Niektóre konstrukcje powstałe w ramach tzw. klas w krajobrazie miały problem z przetrwaniem pierwszej zimy. Sprawdziliśmy jak się mają dziś, po trzech latach od powstania i ile kosztuje ich utrzymanie.
Klasy w krajobrazie powstały w 2022 roku w ramach jednego z projektów finansowanych ze środków Unii Europejskiej. To drewniane konstrukcje, m.in. w postaci kompozycji z liśćmi, znajdujące się w kilku miejscach miasta. Instalacje, za które zapłacono prawie 5 milionów złotych, od początku wzbudzały mieszane uczucia. Większość elementów tej małej architektury wykonana została z drewna. Tuż po powstaniu, w roku 2022, nie zostały one odpowiednio zabezpieczone, co sprawiło, że już pierwszej zimy część z nich uległa zniszczeniu. Niektóre zawaliły się pod ciężarem śniegu.
Jak obiekty wyglądają obecnie i ile kosztuje ich bieżące utrzymanie?
Na pierwszy rzut oka wydaje się, że większość elementów małej architektury w Wapienicy, Lasku Bathelta, na ulicy Pieczarkowej przy lotnisku czy na Trzech Lipkach wygląda lepiej niż po pierwszej zimie. Co prawda drewno, z których wykonane są konstrukcje zmienia kolor, jednak jak zapewnia zastępca prezydenta miasta Adam Ruśniak: zamysłem autorki projektu było, aby drewno użyte do realizacji wspomnianych konstrukcji zachowało swój naturalny proces starzenia się, a co za tym idzie zmiany ubarwienia.

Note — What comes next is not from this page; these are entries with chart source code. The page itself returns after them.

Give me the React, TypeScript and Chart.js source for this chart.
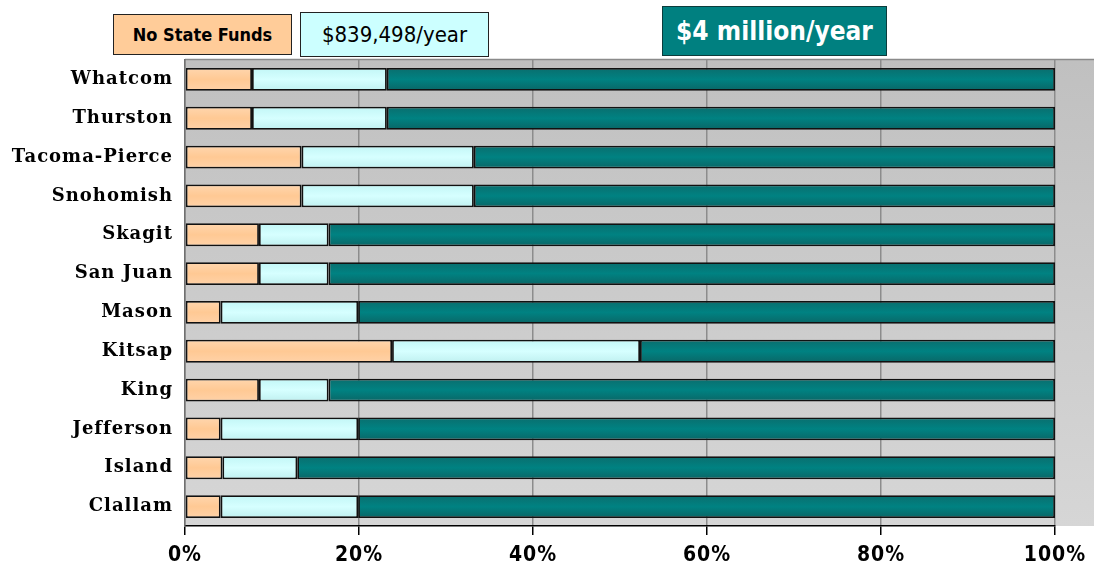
import React, { useEffect, useRef } from "react";
import { Chart, registerables } from "chart.js";

Chart.register(...registerables);

const counties = [
  "Whatcom",
  "Thurston",
  "Tacoma-Pierce",
  "Snohomish",
  "Skagit",
  "San Juan",
  "Mason",
  "Kitsap",
  "King",
  "Jefferson",
  "Island",
  "Clallam",
];

// share of each funding scenario (percent of 100%)
const noStateFunds = [7.7, 7.7, 13.4, 13.4, 8.5, 8.5, 4.1, 23.8, 8.5, 4.1, 4.3, 4.1];
const funds839k = [15.5, 15.5, 19.8, 19.8, 8.0, 8.0, 15.8, 28.5, 8.0, 15.8, 8.6, 15.8];
const funds4m = [76.8, 76.8, 66.8, 66.8, 83.5, 83.5, 80.1, 47.7, 83.5, 80.1, 87.1, 80.1];

const xTicks = [0, 20, 40, 60, 80, 100];

const seriesNames = ["No State Funds", "$839,498/year", "$4 million/year"];
const seriesColors = ["#FFCC99", "#CCFFFF", "#008080"];
// edge / middle shades for the bar shading
const seriesShades = [
  ["#ffd6ae", "#ffc994", "#ffd2a8"],
  ["#c2f6f6", "#d6ffff", "#bff0f0"],
  ["#0a6e6e", "#008282", "#0a6666"],
];

const BAR_PCT = 0.59;

const bgPlugin = {
  id: "plotBg",
  beforeDraw(chart: any) {
    const { ctx, chartArea } = chart;
    const right = chart.width;
    const g = ctx.createLinearGradient(0, chartArea.top, 0, chartArea.bottom);
    g.addColorStop(0, "#c0c0c0");
    g.addColorStop(1, "#d6d6d6");
    ctx.save();
    ctx.fillStyle = g;
    ctx.fillRect(chartArea.left, chartArea.top, right - chartArea.left, chartArea.bottom - chartArea.top);
    ctx.strokeStyle = "#8a8a8a";
    ctx.lineWidth = 1.5;
    ctx.beginPath();
    ctx.moveTo(chartArea.left, chartArea.top - 0.5);
    ctx.lineTo(right, chartArea.top - 0.5);
    ctx.stroke();
    ctx.restore();
    ctx.letterSpacing = "1px";
  },
  afterDraw(chart: any) {
    chart.ctx.letterSpacing = "0px";
  },
};

export default function App() {
  const ref = useRef<HTMLCanvasElement>(null);

  useEffect(() => {
    const values = [noStateFunds, funds839k, funds4m];
    const shaded = (i: number) => (c: any) => {
      const chart = c.chart;
      const y = chart.scales && chart.scales.y;
      if (!chart.chartArea || !y || c.dataIndex === undefined) return seriesColors[i];
      const py = y.getPixelForValue(c.dataIndex);
      const h = (chart.chartArea.bottom - chart.chartArea.top) / counties.length * BAR_PCT;
      const g = chart.ctx.createLinearGradient(0, py - h / 2, 0, py + h / 2);
      g.addColorStop(0, seriesShades[i][0]);
      g.addColorStop(0.5, seriesShades[i][1]);
      g.addColorStop(1, seriesShades[i][2]);
      return g;
    };
    const chart = new Chart(ref.current!, {
      type: "bar",
      data: {
        labels: counties,
        datasets: values.map((d, i) => ({
          label: seriesNames[i],
          data: d,
          backgroundColor: shaded(i),
          borderColor: "#111",
          borderWidth: 1.8,
          borderSkipped: false,
          barPercentage: BAR_PCT,
          categoryPercentage: 1,
        })),
      },
      options: {
        indexAxis: "y",
        animation: false,
        responsive: false,
        layout: { padding: { top: 60, right: 39, left: 0, bottom: 0 } },
        plugins: { legend: { display: false }, tooltip: { enabled: false } },
        scales: {
          x: {
            stacked: true,
            min: 0,
            max: 100,
            afterBuildTicks: (s: any) => {
              s.ticks = xTicks.map((v) => ({ value: v }));
            },
            afterFit: (s: any) => {
              s.height = 50;
            },
            ticks: {
              callback: (v: any) => v + "%",
              color: "#000",
              padding: 8,
              font: { family: "'Liberation Sans Narrow', 'DejaVu Sans Condensed', sans-serif", size: 21, weight: "bold" },
            },
            grid: {
              color: "#8c8c8c",
              lineWidth: 1.5,
              tickLength: 9,
              tickColor: "#000",
              tickWidth: 1.5,
            },
            border: { display: true, color: "#000", width: 1.5 },
          },
          y: {
            stacked: true,
            afterFit: (s: any) => {
              s.width = 185;
            },
            ticks: {
              color: "#000",
              padding: 12,
              font: { family: "'DejaVu Serif', serif", size: 18, weight: "bold" },
            },
            grid: { display: false, drawTicks: false },
            border: { display: true, color: "#707070", width: 1.5 },
          },
        },
      },
      plugins: [bgPlugin],
    } as any);
    return () => chart.destroy();
  }, []);

  const legendFont = "'Liberation Sans Narrow', 'DejaVu Sans Condensed', sans-serif";

  return (
    <div style={{ position: "absolute", left: 0, top: 0, width: 1094, height: 576, background: "#fff" }}>
      <canvas ref={ref} width={1094} height={576} style={{ position: "absolute", left: 0, top: 0 }} />
      <div
        style={{
          position: "absolute", left: 113, top: 14, width: 179, height: 41, boxSizing: "border-box",
          background: "#FFCC99", border: "1.5px solid #222", display: "flex", alignItems: "center",
          justifyContent: "center", fontFamily: legendFont, fontWeight: "bold", fontSize: 18, color: "#000",
        }}
      >
        {seriesNames[0]}
      </div>
      <div
        style={{
          position: "absolute", left: 300, top: 12, width: 189, height: 45, boxSizing: "border-box",
          background: "#CCFFFF", border: "1.5px solid #222", display: "flex", alignItems: "center",
          justifyContent: "center", fontFamily: legendFont, fontSize: 22, color: "#000",
        }}
      >
        {seriesNames[1]}
      </div>
      <div
        style={{
          position: "absolute", left: 662, top: 6, width: 225, height: 50, boxSizing: "border-box",
          background: "#008080", border: "1.5px solid #0c3c3c", display: "flex", alignItems: "center",
          justifyContent: "center", fontFamily: legendFont, fontWeight: "bold", fontSize: 26, color: "#fff",
        }}
      >
        {seriesNames[2]}
      </div>
    </div>
  );
}
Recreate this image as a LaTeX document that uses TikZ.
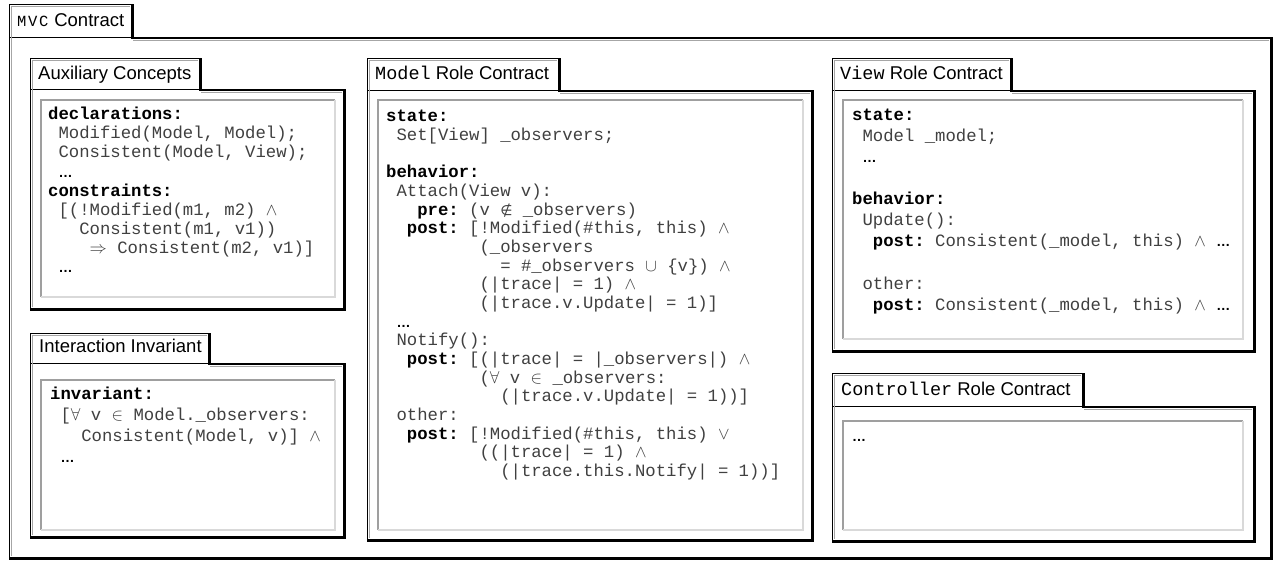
\documentclass[tikz,border=0pt]{standalone}
\usepackage{fontspec}
\setmainfont{Liberation Sans}
\setsansfont{Liberation Sans}
\setmonofont{Liberation Mono}
\newfontfamily\symfont{DejaVu Sans}

\newcommand{\pad}[1]{\hspace*{#1\fontcharwd\font`x}}
\newcommand{\kw}[1]{\textbf{\color{black}#1}}
\newcommand{\etc}{{\sffamily\bfseries\fontsize{14}{14}\selectfont\color{black}…}}
\newcommand{\codefont}[1]{\fontsize{17.28}{#1}\selectfont\ttfamily}
\newcommand{\capbox}[1]{\makebox[11pt]{#1}}

% left, tab top, tab right, box top, box right, box bottom
\newcommand{\umlpackage}[6]{%
  \draw[pkgline] (#1,#2) rectangle (#3,#4);
  \draw[pkgline] (#1,#4) rectangle (#5,#6);
  \draw[pkginner] (#1+2.5,#6-3) -- (#1+2.5,#2+2.5) -- (#3-3,#2+2.5);
  \draw[pkginner] (#3,#4+3) -- (#5-3,#4+3);
  \draw[pkgshade] (#3-1,#2) -- (#3-1,#4+1) -- (#5-1,#4+1) -- (#5-1,#6-1) -- (#1,#6-1);
}
% sunken text area
\newcommand{\well}[4]{%
  \draw[line width=1.2pt,gray!75] (#1,#4) -- (#1,#2) -- (#3,#2);
  \draw[line width=1.2pt,gray!30] (#3,#2) -- (#3,#4) -- (#1,#4);
}

\begin{document}
\begin{tikzpicture}[x=1pt,y=-1pt,
    pkgline/.style={draw=black,line width=0.9pt},
    pkginner/.style={draw=gray!70,line width=0.6pt},
    pkgshade/.style={draw=black,line width=2.6pt},
    tabtitle/.style={anchor=base west,inner sep=0pt,font=\fontsize{18.5}{18.5}\selectfont},
    code/.style={anchor=north west,inner sep=0pt,align=left,text=black!75,font=\codefont{#1}}]
  \useasboundingbox[fill=white] (0,0) rectangle (1273,561);

  % the whole contract
  \umlpackage{9}{4}{133}{37}{1272}{559}
  \node[tabtitle] (mvctitle) at (16,27) {{\ttfamily\fontsize{15.5}{15.5}\selectfont\capbox{M}\capbox{V}\capbox{C}} Contract};

  % auxiliary concepts
  \umlpackage{30}{58}{201}{89}{345}{310}
  \well{41}{100}{335}{297}
  \node[tabtitle] (auxtitle) at (38,80) {Auxiliary Concepts};
  \node[code=19.1] (auxcode) at (48,107) {%
    \kw{declarations:}\\
    \pad{1}Modified(Model, Model);\\
    \pad{1}Consistent(Model, View);\\
    \pad{1}\etc\\
    \kw{constraints:}\\
    \pad{1}[(!Modified(m1, m2) $\wedge$\\
    \pad{3}Consistent(m1, v1))\\
    \pad{4}$\Rightarrow$ Consistent(m2, v1)]\\
    \pad{1}\etc};

  % interaction invariant
  \umlpackage{30}{333}{210}{363}{345}{538}
  \well{41}{380}{335}{530}
  \node[tabtitle] (invtitle) at (39,352) {Interaction Invariant};
  \node[code=21] (invcode) at (50,386.5) {%
    \kw{invariant:}\\
    \pad{1}[$\forall$ v $\in$ Model.\_observers:\\
    \pad{3}Consistent(Model, v)] $\wedge$\\
    \pad{1}\etc};

  % model role
  \umlpackage{367}{58}{560}{90}{813}{541}
  \well{378}{100}{803}{530}
  \node[tabtitle] (modeltitle) at (375,80) {\texttt{Model} Role Contract};
  \node[code=18.68] (modelcode) at (386,110) {%
    \kw{state:}\\
    \pad{1}Set[View] \_observers;\\
    \mbox{}\\
    \kw{behavior:}\\
    \pad{1}Attach(View v):\\
    \pad{3}\kw{pre:} (v {\symfont\fontsize{14}{14}\selectfont ∉} \_observers)\\
    \pad{2}\kw{post:} [!Modified(\#this, this) $\wedge$\\
    \pad{9}(\_observers\\
    \pad{11}= \#\_observers $\cup$ \{v\}) $\wedge$\\
    \pad{9}(|trace| = 1) $\wedge$\\
    \pad{9}(|trace.v.Update| = 1)]\\
    \pad{1}\etc\\
    \pad{1}Notify():\\
    \pad{2}\kw{post:} [(|trace| = |\_observers|) $\wedge$\\
    \pad{9}($\forall$ v $\in$ \_observers:\\
    \pad{11}(|trace.v.Update| = 1))]\\
    \pad{1}other:\\
    \pad{2}\kw{post:} [!Modified(\#this, this) $\vee$\\
    \pad{9}((|trace| = 1) $\wedge$\\
    \pad{11}(|trace.this.Notify| = 1))]};

  % view role
  \umlpackage{832}{58}{1012}{90}{1255}{352}
  \well{843}{100}{1243}{339}
  \node[tabtitle] (viewtitle) at (840,80) {\texttt{View} Role Contract};
  \node[code=21.1] (viewcode) at (852,108.5) {%
    \kw{state:}\\
    \pad{1}Model \_model;\\
    \pad{1}\etc\\
    \mbox{}\\
    \kw{behavior:}\\
    \pad{1}Update():\\
    \pad{2}\kw{post:} Consistent(\_model, this) $\wedge$ \etc\\
    \mbox{}\\
    \pad{1}other:\\
    \pad{2}\kw{post:} Consistent(\_model, this) $\wedge$ \etc};

  % controller role
  \umlpackage{832}{373}{1084}{406}{1255}{542}
  \well{843}{421}{1243}{530}
  \node[tabtitle] (ctrltitle) at (841,395) {\texttt{Controller} Role Contract};
  \node[anchor=base west,inner sep=0pt] (ctrlcode) at (852,441) {\etc};
\end{tikzpicture}
\end{document}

Niektóre zmiany z pewnością nie są jednak pożądane. Tak jest chociażby w przypadku domków dla owadów na Trzech Lipkach, co można zobaczyć na zdjęciach pod artykułem. W kilku miejscach, także na Trzech Lipkach, zniszczone są deski na podestach. Zauważyć też można ubytek kilku obiektów na makiecie Bielska-Białej znajdującej się w Lasku Bathelta czy zniszczenia w wiklinowych szałasach. Ogólnie jednak stan małej architektury klas w krajobrazie – zdaniem naszej redakcji – uznać należy za niezły.
To efekt prac, które realizowane są w ramach gwarancji oraz bieżącego utrzymania obiektów. Jak wynika z odpowiedzi na interpelację radnego Konrada Łosia (PiS), w ramach gwarancji na Wzgórzu Trzy Lipki naprawiono bądź wymieniono: metalową siatkę pergoli, lunety, podporę na rowery, leżaki drewniane, tablicę edukacyjną, kompozycję przestrzenną oraz stację meteorologiczną. Prace gwarancyjne wykonane zostały także w Lasku Bathelta przy Lotnisku. Tutaj objęły one: poprawę mocowania drewnianej makiety, drewnianych desek na podestach oraz siedziska, wiklinę na szałasach, a także kompozycji przestrzennej. Jak podkreśla Adam Ruśniak elementy zostały przez Wykonawcę naprawione, mimo że w większości były one skutkiem aktów wandalizmu.
Bieżące utrzymanie obiektów kosztowało w bieżącym roku prawie 22 tysiące złotych. Najbardziej kosztowe były prace w Lasku Bathelta (7400 zł) oraz Parku przy ul. Kusia (4750 zł). Ponad 3 tysiące kosztowało utrzymanie obiektów w lasach miejskich, zaś 2850 zł na placu przy szkole Podstawowej nr 25 w Cygańskim Lesie. Na obiekty znajdujące się na Trzech Lipkach wydano 2 100 zł, zaś na małą architekturę przy lotnisku w rejonie ul Pieczarkowej – 1350 zł.